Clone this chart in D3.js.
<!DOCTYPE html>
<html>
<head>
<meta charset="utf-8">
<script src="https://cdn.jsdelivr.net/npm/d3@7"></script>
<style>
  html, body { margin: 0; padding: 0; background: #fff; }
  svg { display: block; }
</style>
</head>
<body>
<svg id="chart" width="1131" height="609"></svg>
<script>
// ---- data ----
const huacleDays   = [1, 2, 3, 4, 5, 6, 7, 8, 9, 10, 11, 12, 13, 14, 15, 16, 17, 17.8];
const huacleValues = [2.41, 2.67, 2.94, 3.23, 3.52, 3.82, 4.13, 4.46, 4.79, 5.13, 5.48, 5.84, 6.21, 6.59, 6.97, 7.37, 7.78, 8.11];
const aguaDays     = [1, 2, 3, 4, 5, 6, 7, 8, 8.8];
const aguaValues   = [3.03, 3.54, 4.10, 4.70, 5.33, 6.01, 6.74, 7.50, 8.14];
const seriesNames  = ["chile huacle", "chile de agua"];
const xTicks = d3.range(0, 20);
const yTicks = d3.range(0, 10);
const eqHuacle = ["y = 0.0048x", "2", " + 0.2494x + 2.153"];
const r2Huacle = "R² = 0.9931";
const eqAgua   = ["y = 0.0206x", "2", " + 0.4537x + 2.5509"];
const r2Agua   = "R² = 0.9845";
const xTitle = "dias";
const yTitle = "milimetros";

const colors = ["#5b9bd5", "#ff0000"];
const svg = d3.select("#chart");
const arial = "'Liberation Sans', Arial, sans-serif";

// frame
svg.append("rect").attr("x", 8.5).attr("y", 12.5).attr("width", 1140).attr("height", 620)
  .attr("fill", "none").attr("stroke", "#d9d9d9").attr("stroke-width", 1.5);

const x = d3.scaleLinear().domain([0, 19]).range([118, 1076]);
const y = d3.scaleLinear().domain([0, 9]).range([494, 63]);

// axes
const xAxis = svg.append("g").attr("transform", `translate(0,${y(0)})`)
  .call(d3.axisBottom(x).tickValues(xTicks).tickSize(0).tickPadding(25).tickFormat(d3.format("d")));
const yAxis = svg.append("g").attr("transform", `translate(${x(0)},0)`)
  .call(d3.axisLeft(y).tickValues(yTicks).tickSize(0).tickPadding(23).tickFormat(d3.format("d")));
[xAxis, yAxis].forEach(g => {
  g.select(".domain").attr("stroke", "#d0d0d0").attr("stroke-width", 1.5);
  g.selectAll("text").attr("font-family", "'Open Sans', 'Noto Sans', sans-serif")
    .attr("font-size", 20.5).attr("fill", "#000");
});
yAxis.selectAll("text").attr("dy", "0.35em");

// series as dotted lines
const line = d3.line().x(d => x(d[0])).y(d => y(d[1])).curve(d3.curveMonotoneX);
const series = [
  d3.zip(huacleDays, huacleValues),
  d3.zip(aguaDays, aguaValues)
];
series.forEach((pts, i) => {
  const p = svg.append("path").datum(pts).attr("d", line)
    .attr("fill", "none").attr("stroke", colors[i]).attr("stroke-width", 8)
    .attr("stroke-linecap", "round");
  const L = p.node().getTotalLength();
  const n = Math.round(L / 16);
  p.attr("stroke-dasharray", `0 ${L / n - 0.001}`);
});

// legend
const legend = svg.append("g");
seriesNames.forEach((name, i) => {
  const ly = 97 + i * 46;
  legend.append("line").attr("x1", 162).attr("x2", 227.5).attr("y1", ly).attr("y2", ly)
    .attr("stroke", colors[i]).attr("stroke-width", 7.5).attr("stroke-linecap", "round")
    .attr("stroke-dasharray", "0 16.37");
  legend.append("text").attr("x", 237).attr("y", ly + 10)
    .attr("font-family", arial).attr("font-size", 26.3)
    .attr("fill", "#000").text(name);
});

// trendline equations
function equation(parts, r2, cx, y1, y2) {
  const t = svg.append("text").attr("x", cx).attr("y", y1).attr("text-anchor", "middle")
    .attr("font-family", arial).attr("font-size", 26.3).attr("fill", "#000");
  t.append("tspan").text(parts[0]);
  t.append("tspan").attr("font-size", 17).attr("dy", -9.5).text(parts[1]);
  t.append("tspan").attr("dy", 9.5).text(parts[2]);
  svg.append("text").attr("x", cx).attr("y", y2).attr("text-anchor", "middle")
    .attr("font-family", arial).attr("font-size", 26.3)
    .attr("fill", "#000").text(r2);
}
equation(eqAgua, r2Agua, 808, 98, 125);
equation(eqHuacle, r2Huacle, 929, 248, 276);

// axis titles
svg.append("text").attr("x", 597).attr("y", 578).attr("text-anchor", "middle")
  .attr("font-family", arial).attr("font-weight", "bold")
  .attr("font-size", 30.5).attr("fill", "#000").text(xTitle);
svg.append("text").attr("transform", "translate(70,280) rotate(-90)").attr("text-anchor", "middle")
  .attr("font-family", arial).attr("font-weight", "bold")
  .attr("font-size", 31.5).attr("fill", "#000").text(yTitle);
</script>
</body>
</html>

+-------+

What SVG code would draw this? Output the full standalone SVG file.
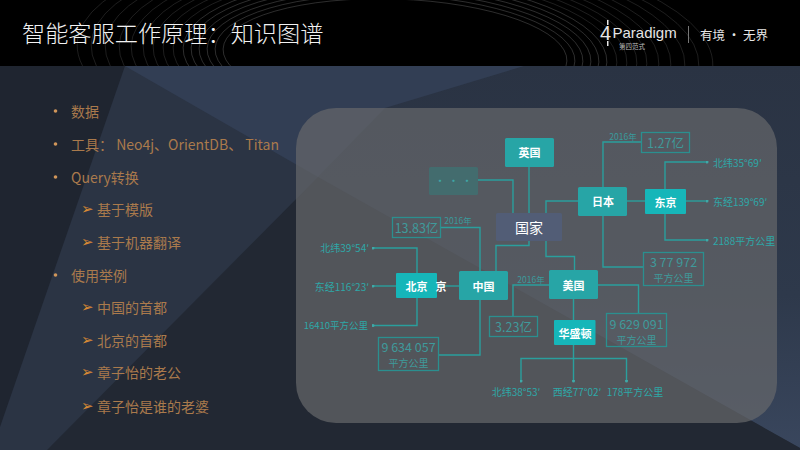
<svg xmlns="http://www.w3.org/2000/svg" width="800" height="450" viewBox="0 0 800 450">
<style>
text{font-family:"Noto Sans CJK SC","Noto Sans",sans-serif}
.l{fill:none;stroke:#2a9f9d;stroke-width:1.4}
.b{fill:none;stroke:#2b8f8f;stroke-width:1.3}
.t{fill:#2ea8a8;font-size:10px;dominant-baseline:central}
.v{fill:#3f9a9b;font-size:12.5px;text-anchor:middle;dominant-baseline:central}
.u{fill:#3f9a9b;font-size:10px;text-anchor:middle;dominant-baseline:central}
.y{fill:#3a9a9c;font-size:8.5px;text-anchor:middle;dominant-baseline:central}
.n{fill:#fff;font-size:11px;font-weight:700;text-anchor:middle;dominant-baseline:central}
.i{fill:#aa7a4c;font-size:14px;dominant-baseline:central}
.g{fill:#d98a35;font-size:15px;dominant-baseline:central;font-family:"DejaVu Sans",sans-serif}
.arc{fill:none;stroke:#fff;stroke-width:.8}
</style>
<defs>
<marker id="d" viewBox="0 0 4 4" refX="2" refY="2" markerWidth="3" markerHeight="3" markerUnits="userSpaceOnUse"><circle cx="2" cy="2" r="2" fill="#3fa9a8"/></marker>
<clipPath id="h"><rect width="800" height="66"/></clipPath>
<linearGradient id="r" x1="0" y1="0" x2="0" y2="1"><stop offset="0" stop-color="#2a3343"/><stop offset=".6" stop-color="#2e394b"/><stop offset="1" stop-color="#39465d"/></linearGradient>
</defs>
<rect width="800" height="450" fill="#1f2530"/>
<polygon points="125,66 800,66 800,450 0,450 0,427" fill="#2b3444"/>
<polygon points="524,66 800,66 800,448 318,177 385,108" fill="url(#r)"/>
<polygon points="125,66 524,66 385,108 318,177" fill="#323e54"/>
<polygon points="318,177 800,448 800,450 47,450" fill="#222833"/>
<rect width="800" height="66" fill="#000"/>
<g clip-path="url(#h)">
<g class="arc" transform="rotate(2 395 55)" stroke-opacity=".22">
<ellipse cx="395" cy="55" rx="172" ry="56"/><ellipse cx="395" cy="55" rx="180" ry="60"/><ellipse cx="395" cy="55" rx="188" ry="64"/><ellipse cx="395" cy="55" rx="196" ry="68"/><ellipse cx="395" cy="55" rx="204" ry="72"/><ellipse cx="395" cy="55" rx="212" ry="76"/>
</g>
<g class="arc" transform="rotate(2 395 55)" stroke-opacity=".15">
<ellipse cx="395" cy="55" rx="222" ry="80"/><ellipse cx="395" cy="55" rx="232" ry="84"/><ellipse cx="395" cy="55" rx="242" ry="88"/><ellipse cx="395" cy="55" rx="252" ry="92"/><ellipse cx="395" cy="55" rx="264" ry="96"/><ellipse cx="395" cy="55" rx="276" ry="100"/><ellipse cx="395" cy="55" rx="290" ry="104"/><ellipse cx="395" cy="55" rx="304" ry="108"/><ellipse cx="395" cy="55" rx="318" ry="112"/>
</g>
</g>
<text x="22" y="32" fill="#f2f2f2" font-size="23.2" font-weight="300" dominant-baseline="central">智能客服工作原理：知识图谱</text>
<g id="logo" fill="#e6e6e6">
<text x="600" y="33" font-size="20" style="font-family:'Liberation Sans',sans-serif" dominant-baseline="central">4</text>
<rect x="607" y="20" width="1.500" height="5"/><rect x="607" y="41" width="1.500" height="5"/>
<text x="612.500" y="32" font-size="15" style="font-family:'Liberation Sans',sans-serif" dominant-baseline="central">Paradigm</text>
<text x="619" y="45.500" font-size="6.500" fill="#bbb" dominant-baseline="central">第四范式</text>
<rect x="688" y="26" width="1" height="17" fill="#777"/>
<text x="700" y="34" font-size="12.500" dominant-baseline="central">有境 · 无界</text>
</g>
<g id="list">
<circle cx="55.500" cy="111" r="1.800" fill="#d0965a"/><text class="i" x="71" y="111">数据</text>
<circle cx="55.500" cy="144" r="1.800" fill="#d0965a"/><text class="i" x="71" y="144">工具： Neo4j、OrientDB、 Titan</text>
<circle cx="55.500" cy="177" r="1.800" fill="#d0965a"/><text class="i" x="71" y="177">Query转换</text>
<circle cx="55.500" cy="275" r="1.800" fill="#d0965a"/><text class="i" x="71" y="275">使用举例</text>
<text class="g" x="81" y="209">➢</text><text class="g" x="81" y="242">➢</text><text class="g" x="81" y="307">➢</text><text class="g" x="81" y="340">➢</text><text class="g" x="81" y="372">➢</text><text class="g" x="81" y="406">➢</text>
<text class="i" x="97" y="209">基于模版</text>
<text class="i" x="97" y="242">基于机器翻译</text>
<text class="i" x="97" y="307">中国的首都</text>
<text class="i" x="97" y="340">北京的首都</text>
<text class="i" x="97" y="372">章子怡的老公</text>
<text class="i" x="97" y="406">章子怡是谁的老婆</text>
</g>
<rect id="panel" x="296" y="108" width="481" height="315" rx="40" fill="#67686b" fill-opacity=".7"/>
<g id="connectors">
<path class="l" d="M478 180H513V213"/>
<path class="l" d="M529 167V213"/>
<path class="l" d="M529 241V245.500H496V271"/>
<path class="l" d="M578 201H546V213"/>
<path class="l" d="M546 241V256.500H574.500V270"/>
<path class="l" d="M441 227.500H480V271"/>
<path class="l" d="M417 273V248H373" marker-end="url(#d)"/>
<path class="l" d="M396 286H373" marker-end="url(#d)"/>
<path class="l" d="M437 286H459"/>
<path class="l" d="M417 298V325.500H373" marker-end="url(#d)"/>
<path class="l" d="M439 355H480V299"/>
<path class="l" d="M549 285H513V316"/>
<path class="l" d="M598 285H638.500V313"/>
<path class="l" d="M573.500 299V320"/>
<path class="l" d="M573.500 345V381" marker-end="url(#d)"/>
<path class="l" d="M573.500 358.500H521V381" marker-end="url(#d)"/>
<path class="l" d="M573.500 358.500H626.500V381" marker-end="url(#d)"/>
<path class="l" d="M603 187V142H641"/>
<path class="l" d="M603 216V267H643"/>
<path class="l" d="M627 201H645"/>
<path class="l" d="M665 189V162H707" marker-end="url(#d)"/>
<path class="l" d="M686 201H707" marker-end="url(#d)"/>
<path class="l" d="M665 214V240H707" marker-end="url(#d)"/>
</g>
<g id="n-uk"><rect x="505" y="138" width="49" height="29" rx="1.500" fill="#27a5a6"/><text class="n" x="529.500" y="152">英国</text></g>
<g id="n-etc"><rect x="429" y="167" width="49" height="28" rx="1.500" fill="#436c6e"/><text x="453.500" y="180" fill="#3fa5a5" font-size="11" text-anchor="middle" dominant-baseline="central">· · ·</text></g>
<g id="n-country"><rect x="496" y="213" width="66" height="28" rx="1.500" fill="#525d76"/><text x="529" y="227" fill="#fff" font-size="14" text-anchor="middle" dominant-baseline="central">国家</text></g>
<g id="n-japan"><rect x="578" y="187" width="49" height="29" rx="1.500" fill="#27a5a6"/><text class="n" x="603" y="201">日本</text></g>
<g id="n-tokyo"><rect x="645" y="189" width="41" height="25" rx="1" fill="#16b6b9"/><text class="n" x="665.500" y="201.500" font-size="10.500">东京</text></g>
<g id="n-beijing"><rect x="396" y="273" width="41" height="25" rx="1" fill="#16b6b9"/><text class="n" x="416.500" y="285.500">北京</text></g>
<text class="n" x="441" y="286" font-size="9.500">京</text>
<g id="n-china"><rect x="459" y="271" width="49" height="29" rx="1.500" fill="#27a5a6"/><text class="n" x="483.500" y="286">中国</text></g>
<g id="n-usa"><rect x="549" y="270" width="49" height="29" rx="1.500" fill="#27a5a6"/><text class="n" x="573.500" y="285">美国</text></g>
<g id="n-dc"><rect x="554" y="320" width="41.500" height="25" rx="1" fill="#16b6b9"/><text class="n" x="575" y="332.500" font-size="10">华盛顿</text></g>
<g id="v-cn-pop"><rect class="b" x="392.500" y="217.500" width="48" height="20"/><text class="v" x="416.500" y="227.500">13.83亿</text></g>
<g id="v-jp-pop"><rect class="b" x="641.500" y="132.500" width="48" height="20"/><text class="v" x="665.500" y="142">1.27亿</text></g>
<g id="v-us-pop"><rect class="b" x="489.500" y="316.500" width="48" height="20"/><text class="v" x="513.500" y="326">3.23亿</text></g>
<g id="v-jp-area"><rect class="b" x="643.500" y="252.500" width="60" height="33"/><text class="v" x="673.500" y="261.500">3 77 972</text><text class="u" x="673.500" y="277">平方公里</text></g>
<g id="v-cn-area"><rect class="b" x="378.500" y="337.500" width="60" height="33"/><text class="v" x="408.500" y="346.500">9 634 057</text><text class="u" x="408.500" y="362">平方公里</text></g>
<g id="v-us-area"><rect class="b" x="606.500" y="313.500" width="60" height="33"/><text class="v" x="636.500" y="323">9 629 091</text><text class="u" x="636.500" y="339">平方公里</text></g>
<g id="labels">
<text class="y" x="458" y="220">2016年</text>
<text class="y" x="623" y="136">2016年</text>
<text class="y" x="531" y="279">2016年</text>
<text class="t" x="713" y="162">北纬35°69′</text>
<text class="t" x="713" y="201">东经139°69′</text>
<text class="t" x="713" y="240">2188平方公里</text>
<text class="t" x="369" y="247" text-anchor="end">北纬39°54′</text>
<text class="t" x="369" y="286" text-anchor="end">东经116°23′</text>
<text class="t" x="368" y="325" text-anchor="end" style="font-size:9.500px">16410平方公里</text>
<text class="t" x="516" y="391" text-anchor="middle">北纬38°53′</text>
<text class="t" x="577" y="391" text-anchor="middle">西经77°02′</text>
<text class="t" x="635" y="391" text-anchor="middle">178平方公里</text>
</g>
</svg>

+-------+

**What is asked**:
Single out each line of the records above with the string "chart" in it, and copy it.

**Written response**:
Clone this chart in D3.js.
<svg id="chart" width="1131" height="609"></svg>
const svg = d3.select("#chart");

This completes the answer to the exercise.